▶ _DATASET EXTRACT_:
"""

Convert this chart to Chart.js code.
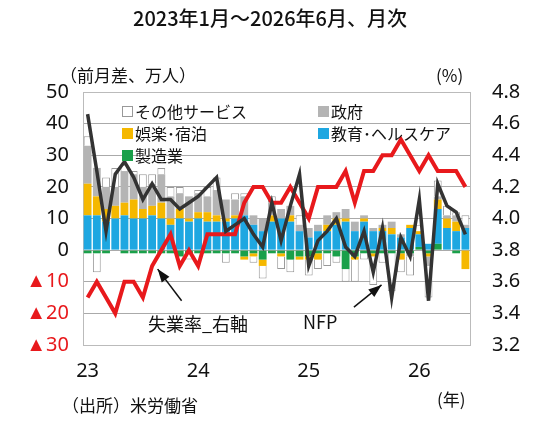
<!DOCTYPE html>
<html>
<head>
<meta charset="utf-8">
<script src="https://cdn.jsdelivr.net/npm/chart.js@4"></script>
<style>
  body { margin: 0; background: #fff; font-family: "Noto Sans CJK JP", sans-serif; }
  #wrap { position: relative; width: 540px; height: 423px; }
  .t { position: absolute; white-space: nowrap; color: #111; }
  .sq { display: inline-block; width: 11px; height: 11px; margin-right: 2px; vertical-align: 1px; }
</style>
</head>
<body>
<div id="wrap">
  <canvas id="jobs" width="540" height="423"></canvas>
  <div class="t" style="left:0;width:540px;text-align:center;top:3px;font-size:20px;font-weight:500;">2023年1月～2026年6月、月次</div>
  <div class="t" style="left:60px;top:62px;font-size:17px;">（前月差、万人）</div>
  <div class="t" style="left:436px;top:62px;font-size:17px;">(%)</div>
  <div class="t" style="left:122px;top:99px;font-size:16px;"><span class="sq" style="background:#fff;border:1px solid #999;width:9px;height:9px"></span>その他サービス</div>
  <div class="t" style="left:318px;top:99px;font-size:16px;"><span class="sq" style="background:#b4b4b4"></span>政府</div>
  <div class="t" style="left:122px;top:121px;font-size:16px;"><span class="sq" style="background:#f5b800"></span>娯楽･宿泊</div>
  <div class="t" style="left:318px;top:121px;font-size:16px;"><span class="sq" style="background:#1ea7e1"></span>教育･ヘルスケア</div>
  <div class="t" style="left:122px;top:143px;font-size:16px;"><span class="sq" style="background:#1aa04a"></span>製造業</div>
  <div class="t" style="left:148px;top:310px;font-size:18px;">失業率_右軸</div>
  <div class="t" style="left:303px;top:308px;font-size:18px;">NFP</div>
  <div class="t" style="left:62px;top:392px;font-size:17px;">（出所）米労働省</div>
  <div class="t" style="left:437px;top:386px;font-size:17px;">(年)</div>
</div>
<script>
const months = [];
for (let y = 2023; y <= 2026; y++) {
  for (let m = 1; m <= 12; m++) {
    if (y === 2026 && m > 6) break;
    months.push(y + "-" + m);
  }
}

// NFP and components, 万人 (month over month)
const nfp = [43,25,6,24,28,23,16,21,16,16,13,15, 17,20,23,6,8,10,5,1,15,3,14,24,
  -5,3,6,10,1,-2,6,-7,7,-15,4,-2, 16,-16,21,14,12,5];
const eduHealth = [11,11,9,10,11,10,10,11,10,8,10,9, 10,9,9,9,10,11,8,6,9,10,9,6,
  4,6,6,8,9,6,9,6,6,5,4,7, 4,2,11,7,6,7];
const leisure = [10,6,4,4,4,6,3,3,5,2,3,1, 2,3,2,1,1,-1,-1,-2,2,-1,2,-1,
  -1,-2,2,2,1,-1,1,-1,1,2,-2,1, 1,-1,3,3,3,-6];
const government = [12,9,7,6,10,8,7,7,9,7,5,7, 6,5,8,6,5,6,3,4,4,3,3,2,
  3,2,3,2,3,3,1,1,1,2,1,-1, 0,-3,1,1,2,1];
const manufacturing = [-1,-1,-1,0,-1,-1,-1,-1,-1,-1,-2,-1, -1,-1,-1,-1,-1,-2,-1,-3,-1,-1,-3,-2,
  -2,-1,-1,-2,-6,-2,-1,-1,-1,-1,-1,-1, 1,-1,2,0,-1,0];
const otherServices = [3,-6,3,6,2,1,4,3,2,3,2,-2, 1,3,4,-3,2,1,-2,-4,2,-4,-4,3,
  -5,-3,-4,-2,-4,-7,-2,-9,-3,-12,-4,-6, 2,-10,5,3,1,3];
// unemployment rate, %
const unemployment = [3.5,3.6,3.5,3.4,3.6,3.6,3.5,3.7,3.8,3.9,3.7,3.8,
  3.7,3.9,3.9,3.9,3.9,4.1,4.2,4.2,4.1,4.1,4.2,4.1,
  4.0,4.2,4.2,4.2,4.3,4.1,4.3,4.3,4.4,4.4,4.5,4.4,
  4.3,4.4,4.3,4.3,4.3,4.2];

function bar(data, color, border) {
  return {
    type: "bar", data, backgroundColor: color, yAxisID: "y", stack: "s", order: 2,
    borderColor: border || color, borderWidth: border ? 1 : 0,
    barPercentage: 0.85, categoryPercentage: 1,
  };
}

// arrows for the two annotations, plus the top edge of the frame
const arrows = {
  id: "arrows",
  afterDatasetsDraw(chart) {
    const { ctx, scales, chartArea } = chart;
    ctx.save();
    ctx.strokeStyle = "#bbb"; ctx.lineWidth = 1;
    ctx.beginPath(); ctx.moveTo(chartArea.left, chartArea.top + 0.5); ctx.lineTo(chartArea.right, chartArea.top + 0.5); ctx.stroke();
    ctx.restore();
    const draw = (x1, y1, x2, y2) => {
      ctx.save();
      ctx.strokeStyle = "#111"; ctx.fillStyle = "#111"; ctx.lineWidth = 1.5;
      ctx.beginPath(); ctx.moveTo(x1, y1); ctx.lineTo(x2, y2); ctx.stroke();
      const a = Math.atan2(y2 - y1, x2 - x1);
      ctx.beginPath();
      ctx.moveTo(x2, y2);
      ctx.lineTo(x2 - 14 * Math.cos(a - 0.35), y2 - 14 * Math.sin(a - 0.35));
      ctx.lineTo(x2 - 14 * Math.cos(a + 0.35), y2 - 14 * Math.sin(a + 0.35));
      ctx.closePath(); ctx.fill();
      ctx.restore();
    };
    const x = scales.x, y = scales.y;
    draw(x.getPixelForValue(10.2), y.getPixelForValue(-16), x.getPixelForValue(7.6), y.getPixelForValue(-6));
    draw(x.getPixelForValue(28.9), y.getPixelForValue(-18), x.getPixelForValue(31.9), y.getPixelForValue(-11));
  },
};

new Chart("jobs", {
  data: {
    labels: months,
    datasets: [
      { type: "line", data: nfp, borderColor: "#333", borderWidth: 3.5, pointRadius: 0, tension: 0, yAxisID: "y", order: 0 },
      { type: "line", data: unemployment, borderColor: "#e8191c", borderWidth: 4, pointRadius: 0, tension: 0, yAxisID: "y2", order: 1 },
      bar(manufacturing, "#1aa04a"),
      bar(eduHealth, "#1ea7e1"),
      bar(leisure, "#f5b800"),
      bar(government, "#b4b4b4"),
      bar(otherServices, "#ffffff", "#999"),
    ],
  },
  options: {
    responsive: false,
    animation: false,
    layout: { padding: { top: 92, bottom: 40, left: 0, right: 0 } },
    plugins: { legend: { display: false }, tooltip: { enabled: false } },
    scales: {
      x: {
        stacked: true,
        grid: { display: false },
        border: { color: "#bbb" },
        ticks: {
          autoSkip: false, maxRotation: 0, padding: 6, color: "#111",
          font: { size: 20, family: "Noto Sans" },
          callback: (v, i) => (months[i].endsWith("-1") ? months[i].slice(2, 4) : ""),
        },
        afterFit: (s) => { s.height = 38; },
      },
      y: {
        stacked: true, min: -30, max: 50,
        grid: { color: "#aaa", borderDash: [4, 3], drawTicks: false },
        border: { color: "#bbb" },
        ticks: {
          stepSize: 10, padding: 14,
          font: { size: 20, family: "Noto Sans" },
          color: (c) => (c.tick.value < 0 ? "#e8191c" : "#111"),
          callback: (v) => (v < 0 ? "▲" + -v : v),
        },
        afterFit: (s) => { s.width = 83; },
      },
      y2: {
        position: "right", min: 3.2, max: 4.8,
        grid: { display: false },
        border: { color: "#bbb" },
        ticks: {
          stepSize: 0.2, padding: 14, color: "#111",
          font: { size: 20, family: "Noto Sans" },
          callback: (v) => v.toFixed(1),
        },
        afterFit: (s) => { s.width = 70; },
      },
    },
  },
  plugins: [arrows],
});
</script>
</body>
</html>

"""

▶ _TO DO_: Could you repeat all of the material exactly? Pictures should not be copied.

▶ _SOLVED EXERCISE_:
Convert this chart to Chart.js code.
<!DOCTYPE html>
<html>
<head>
<meta charset="utf-8">
<script src="https://cdn.jsdelivr.net/npm/chart.js@4"></script>
<style>
  body { margin: 0; background: #fff; font-family: "Noto Sans CJK JP", sans-serif; }
  #wrap { position: relative; width: 540px; height: 423px; }
  .t { position: absolute; white-space: nowrap; color: #111; }
  .sq { display: inline-block; width: 11px; height: 11px; margin-right: 2px; vertical-align: 1px; }
</style>
</head>
<body>
<div id="wrap">
  <canvas id="jobs" width="540" height="423"></canvas>
  <div class="t" style="left:0;width:540px;text-align:center;top:3px;font-size:20px;font-weight:500;">2023年1月～2026年6月、月次</div>
  <div class="t" style="left:60px;top:62px;font-size:17px;">（前月差、万人）</div>
  <div class="t" style="left:436px;top:62px;font-size:17px;">(%)</div>
  <div class="t" style="left:122px;top:99px;font-size:16px;"><span class="sq" style="background:#fff;border:1px solid #999;width:9px;height:9px"></span>その他サービス</div>
  <div class="t" style="left:318px;top:99px;font-size:16px;"><span class="sq" style="background:#b4b4b4"></span>政府</div>
  <div class="t" style="left:122px;top:121px;font-size:16px;"><span class="sq" style="background:#f5b800"></span>娯楽･宿泊</div>
  <div class="t" style="left:318px;top:121px;font-size:16px;"><span class="sq" style="background:#1ea7e1"></span>教育･ヘルスケア</div>
  <div class="t" style="left:122px;top:143px;font-size:16px;"><span class="sq" style="background:#1aa04a"></span>製造業</div>
  <div class="t" style="left:148px;top:310px;font-size:18px;">失業率_右軸</div>
  <div class="t" style="left:303px;top:308px;font-size:18px;">NFP</div>
  <div class="t" style="left:62px;top:392px;font-size:17px;">（出所）米労働省</div>
  <div class="t" style="left:437px;top:386px;font-size:17px;">(年)</div>
</div>
<script>
const months = [];
for (let y = 2023; y <= 2026; y++) {
  for (let m = 1; m <= 12; m++) {
    if (y === 2026 && m > 6) break;
    months.push(y + "-" + m);
  }
}

// NFP and components, 万人 (month over month)
const nfp = [43,25,6,24,28,23,16,21,16,16,13,15, 17,20,23,6,8,10,5,1,15,3,14,24,
  -5,3,6,10,1,-2,6,-7,7,-15,4,-2, 16,-16,21,14,12,5];
const eduHealth = [11,11,9,10,11,10,10,11,10,8,10,9, 10,9,9,9,10,11,8,6,9,10,9,6,
  4,6,6,8,9,6,9,6,6,5,4,7, 4,2,11,7,6,7];
const leisure = [10,6,4,4,4,6,3,3,5,2,3,1, 2,3,2,1,1,-1,-1,-2,2,-1,2,-1,
  -1,-2,2,2,1,-1,1,-1,1,2,-2,1, 1,-1,3,3,3,-6];
const government = [12,9,7,6,10,8,7,7,9,7,5,7, 6,5,8,6,5,6,3,4,4,3,3,2,
  3,2,3,2,3,3,1,1,1,2,1,-1, 0,-3,1,1,2,1];
const manufacturing = [-1,-1,-1,0,-1,-1,-1,-1,-1,-1,-2,-1, -1,-1,-1,-1,-1,-2,-1,-3,-1,-1,-3,-2,
  -2,-1,-1,-2,-6,-2,-1,-1,-1,-1,-1,-1, 1,-1,2,0,-1,0];
const otherServices = [3,-6,3,6,2,1,4,3,2,3,2,-2, 1,3,4,-3,2,1,-2,-4,2,-4,-4,3,
  -5,-3,-4,-2,-4,-7,-2,-9,-3,-12,-4,-6, 2,-10,5,3,1,3];
// unemployment rate, %
const unemployment = [3.5,3.6,3.5,3.4,3.6,3.6,3.5,3.7,3.8,3.9,3.7,3.8,
  3.7,3.9,3.9,3.9,3.9,4.1,4.2,4.2,4.1,4.1,4.2,4.1,
  4.0,4.2,4.2,4.2,4.3,4.1,4.3,4.3,4.4,4.4,4.5,4.4,
  4.3,4.4,4.3,4.3,4.3,4.2];

function bar(data, color, border) {
  return {
    type: "bar", data, backgroundColor: color, yAxisID: "y", stack: "s", order: 2,
    borderColor: border || color, borderWidth: border ? 1 : 0,
    barPercentage: 0.85, categoryPercentage: 1,
  };
}

// arrows for the two annotations, plus the top edge of the frame
const arrows = {
  id: "arrows",
  afterDatasetsDraw(chart) {
    const { ctx, scales, chartArea } = chart;
    ctx.save();
    ctx.strokeStyle = "#bbb"; ctx.lineWidth = 1;
    ctx.beginPath(); ctx.moveTo(chartArea.left, chartArea.top + 0.5); ctx.lineTo(chartArea.right, chartArea.top + 0.5); ctx.stroke();
    ctx.restore();
    const draw = (x1, y1, x2, y2) => {
      ctx.save();
      ctx.strokeStyle = "#111"; ctx.fillStyle = "#111"; ctx.lineWidth = 1.5;
      ctx.beginPath(); ctx.moveTo(x1, y1); ctx.lineTo(x2, y2); ctx.stroke();
      const a = Math.atan2(y2 - y1, x2 - x1);
      ctx.beginPath();
      ctx.moveTo(x2, y2);
      ctx.lineTo(x2 - 14 * Math.cos(a - 0.35), y2 - 14 * Math.sin(a - 0.35));
      ctx.lineTo(x2 - 14 * Math.cos(a + 0.35), y2 - 14 * Math.sin(a + 0.35));
      ctx.closePath(); ctx.fill();
      ctx.restore();
    };
    const x = scales.x, y = scales.y;
    draw(x.getPixelForValue(10.2), y.getPixelForValue(-16), x.getPixelForValue(7.6), y.getPixelForValue(-6));
    draw(x.getPixelForValue(28.9), y.getPixelForValue(-18), x.getPixelForValue(31.9), y.getPixelForValue(-11));
  },
};

new Chart("jobs", {
  data: {
    labels: months,
    datasets: [
      { type: "line", data: nfp, borderColor: "#333", borderWidth: 3.5, pointRadius: 0, tension: 0, yAxisID: "y", order: 0 },
      { type: "line", data: unemployment, borderColor: "#e8191c", borderWidth: 4, pointRadius: 0, tension: 0, yAxisID: "y2", order: 1 },
      bar(manufacturing, "#1aa04a"),
      bar(eduHealth, "#1ea7e1"),
      bar(leisure, "#f5b800"),
      bar(government, "#b4b4b4"),
      bar(otherServices, "#ffffff", "#999"),
    ],
  },
  options: {
    responsive: false,
    animation: false,
    layout: { padding: { top: 92, bottom: 40, left: 0, right: 0 } },
    plugins: { legend: { display: false }, tooltip: { enabled: false } },
    scales: {
      x: {
        stacked: true,
        grid: { display: false },
        border: { color: "#bbb" },
        ticks: {
          autoSkip: false, maxRotation: 0, padding: 6, color: "#111",
          font: { size: 20, family: "Noto Sans" },
          callback: (v, i) => (months[i].endsWith("-1") ? months[i].slice(2, 4) : ""),
        },
        afterFit: (s) => { s.height = 38; },
      },
      y: {
        stacked: true, min: -30, max: 50,
        grid: { color: "#aaa", borderDash: [4, 3], drawTicks: false },
        border: { color: "#bbb" },
        ticks: {
          stepSize: 10, padding: 14,
          font: { size: 20, family: "Noto Sans" },
          color: (c) => (c.tick.value < 0 ? "#e8191c" : "#111"),
          callback: (v) => (v < 0 ? "▲" + -v : v),
        },
        afterFit: (s) => { s.width = 83; },
      },
      y2: {
        position: "right", min: 3.2, max: 4.8,
        grid: { display: false },
        border: { color: "#bbb" },
        ticks: {
          stepSize: 0.2, padding: 14, color: "#111",
          font: { size: 20, family: "Noto Sans" },
          callback: (v) => v.toFixed(1),
        },
        afterFit: (s) => { s.width = 70; },
      },
    },
  },
  plugins: [arrows],
});
</script>
</body>
</html>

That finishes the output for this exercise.